In our experience, one of the consistent qualities that differentiate great leaders from average ones is that they discover the strengths of their team and then capitalize on them. As David recently put it with one of our clients, great leadership is more like chess than checkers. Because some of us don’t play chess or checkers, let us explain. In checkers, all the pieces are the same; they move in the same way; they are interchangeable. In checkers, you need to plan and coordinate movements, absolutely, but all pieces move at the same pace, on parallel paths. That, however, is not the case in chess. In chess, each piece is distinct and moves differently. You can’t play chess well if you don’t know how each piece moves and the advantages it has on the board. Here’s the parallel: great leaders know their team members—their distinct advantages and limitations—and they strategically integrate them into a coordinated plan of attack.
To do this, there are two tangible elements that leaders should know and leverage within their team: the strengths of their team members and any drivers that may impact high performance for that individual.
Know and leverage their strengths.
Most leaders have a general idea of their team members’ capabilities, but not an in-depth one. Going back to our chess analogy, general knowledge will allow us to play the game but fall woefully short of mastering it.

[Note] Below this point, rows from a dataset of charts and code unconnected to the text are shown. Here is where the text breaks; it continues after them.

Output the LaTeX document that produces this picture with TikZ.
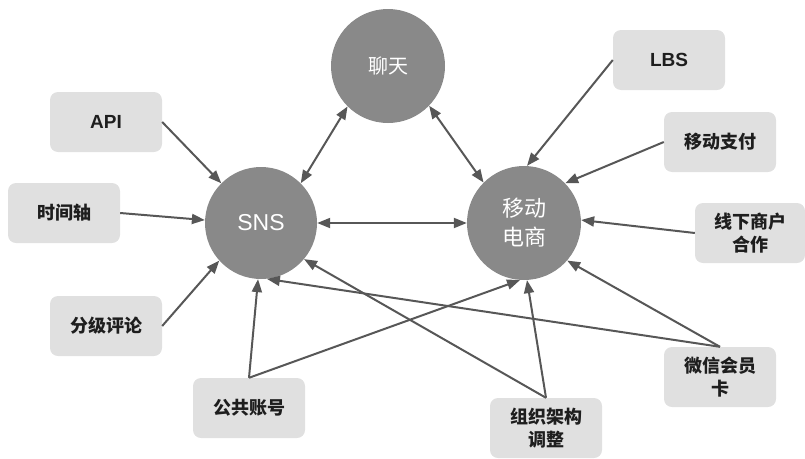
\documentclass[tikz,border=0pt]{standalone}
\usepackage{fontspec}
\setmainfont{Noto Sans CJK SC}
\newfontfamily\cjk{Noto Sans CJK SC}
\newfontfamily\lat{Liberation Sans}
\usetikzlibrary{arrows.meta}
\definecolor{circfill}{HTML}{898989}
\definecolor{boxfill}{HTML}{E0E0E0}
\definecolor{arrcol}{HTML}{575757}
\definecolor{txtcol}{HTML}{1E1E1E}
\tikzset{
  hub/.style={circle, fill=circfill, draw=none, inner sep=0pt, text=white, font=\cjk\fontsize{20}{25}\selectfont, align=center},
  tag/.style={rounded corners=8pt, fill=boxfill, draw=none, minimum width=112pt, minimum height=60pt, inner sep=0pt, text=txtcol, font=\cjk\bfseries\fontsize{18}{23}\selectfont, align=center},
  link/.style={draw=arrcol, line width=2pt, -{Triangle[length=13pt,width=10pt]}},
  dlink/.style={draw=arrcol, line width=2pt, {Triangle[length=13pt,width=10pt]}-{Triangle[length=13pt,width=10pt]}}
}
\begin{document}
\begin{tikzpicture}[x=1pt,y=-1pt]
\useasboundingbox (0,0) rectangle (805,458);
% hubs
\node[hub, minimum size=114pt] (chat) at (388,66) {聊天};
\node[hub, minimum size=112pt, font=\lat\fontsize{23}{28}\selectfont] (sns) at (261,223) {SNS};
\node[hub, minimum size=114pt, font=\cjk\fontsize{22}{29}\selectfont] (mall) at (524,223) {移动\\电商};
% tags
\node[tag, font=\lat\bfseries\fontsize{19}{23}\selectfont] (api) at (106,122) {API};
\node[tag] (time) at (64,213) {时间轴};
\node[tag] (rate) at (106,326) {分级评论};
\node[tag] (pub) at (249,408) {公共账号};
\node[tag] (org) at (546,428) {组织架构\\调整};
\node[tag] (wx) at (720,377) {微信会员\\卡};
\node[tag, font=\lat\bfseries\fontsize{19}{23}\selectfont] (lbs) at (669,60) {LBS};
\node[tag] (pay) at (720,142) {移动支付};
\node[tag, minimum width=110pt] (off) at (750,233) {线下商户\\合作};
% hub links
\draw[dlink] (sns.45) -- (chat.225);
\draw[dlink] (chat.316) -- (mall.135);
\draw[dlink] (sns.0) -- (mall.180);
% SNS inputs
\draw[link] (api.east) -- (sns.135);
\draw[link] (time.east) -- (sns.177);
\draw[link] (rate.east) -- (sns.222);
\draw[link] (pub.north) -- (sns.267);
\draw[link] (wx.north) -- (sns.276);
\draw[link] (org.north) -- (sns.320);
% mall inputs
\draw[link] (pub.north) -- (mall.266);
\draw[link] (org.north) -- (mall.273);
\draw[link] (wx.north) -- (mall.319);
\draw[link] (lbs.west) -- (mall.87);
\draw[link] (pay.west) -- (mall.44);
\draw[link] (off.west) -- (mall.3);
\end{tikzpicture}
\end{document}
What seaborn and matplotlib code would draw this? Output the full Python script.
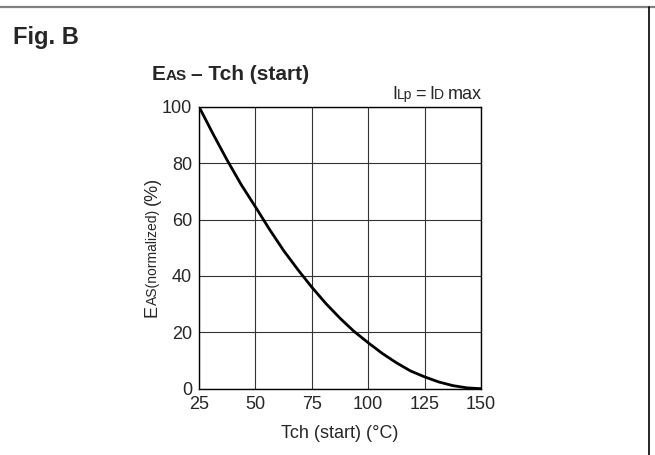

So how do we get this knowledge? We could run assessments and inventories to identify their strengths and we often encourage these practices with clients, but we believe the best way is for leaders to spend time outside their offices walking around, interacting with employees, observing teammates’ reactions to events, listening, and taking mental notes about what each person is drawn to and what each person struggles with. Not only will this build awareness of skills, but when done with emotional intelligence, it also builds the relational rapport necessary for success, because, unlike wooden chess pieces, people need positive relational experiences with their leader (we recognize that some of you may be disappointed with that reality).
Another more direct approach to gain clarity on this topic could be through questions. Ask teammates, “What was the best day at work you’ve had in the past six months?” Find out what the team member was doing and why they enjoyed it so much. This question will most likely surface their interests and abilities, which is the sweet spot for consistently high performance.
NOTE: Although we’re keeping an eye out for our teammates’ strengths and weaknesses, our focus should be on their strengths. Great leaders focus on building people’s strengths and neutralizing weaknesses.
Identify the drivers that launch outstanding performance.
As many of us have discovered, a person’s strengths aren’t always on display. Sometimes people thrive in a particular context or scenario that launches them into high performance. Provide the optimal environment, and a person will rise to the occasion. In a different situation, that person may well shut down.
One employee’s driver for consistently high performance might be tied to a time of the day (e.g., Becky, one of our business partners, acknowledges that her mind works better after 10 am). Another teammate’s driver might be tied to you as a leader (e.g., you’ve worked with someone for five years, he still needs you to check in with him frequently or he feels like he’s being ignored). Another teammate’s driver might be just the opposite—independence (e.g., she’s only worked for you for three months, but if you check in with her even once a week, she feels micromanaged).
The key here is understanding that multiple things can impact performance—the environment, circumstances, patterns, rhythms, and practices of individuals can either propel or undercut their ability to perform. As leaders who want to get the highest performance out of our team members, it behooves us to know these things and help position people for success. So, what are the elements that launch your teammates into high performance? How can you help position them for success?
Closing Thought: Like in chess, nobody advances in leadership by perpetually resigning. What is your next move to advance your team?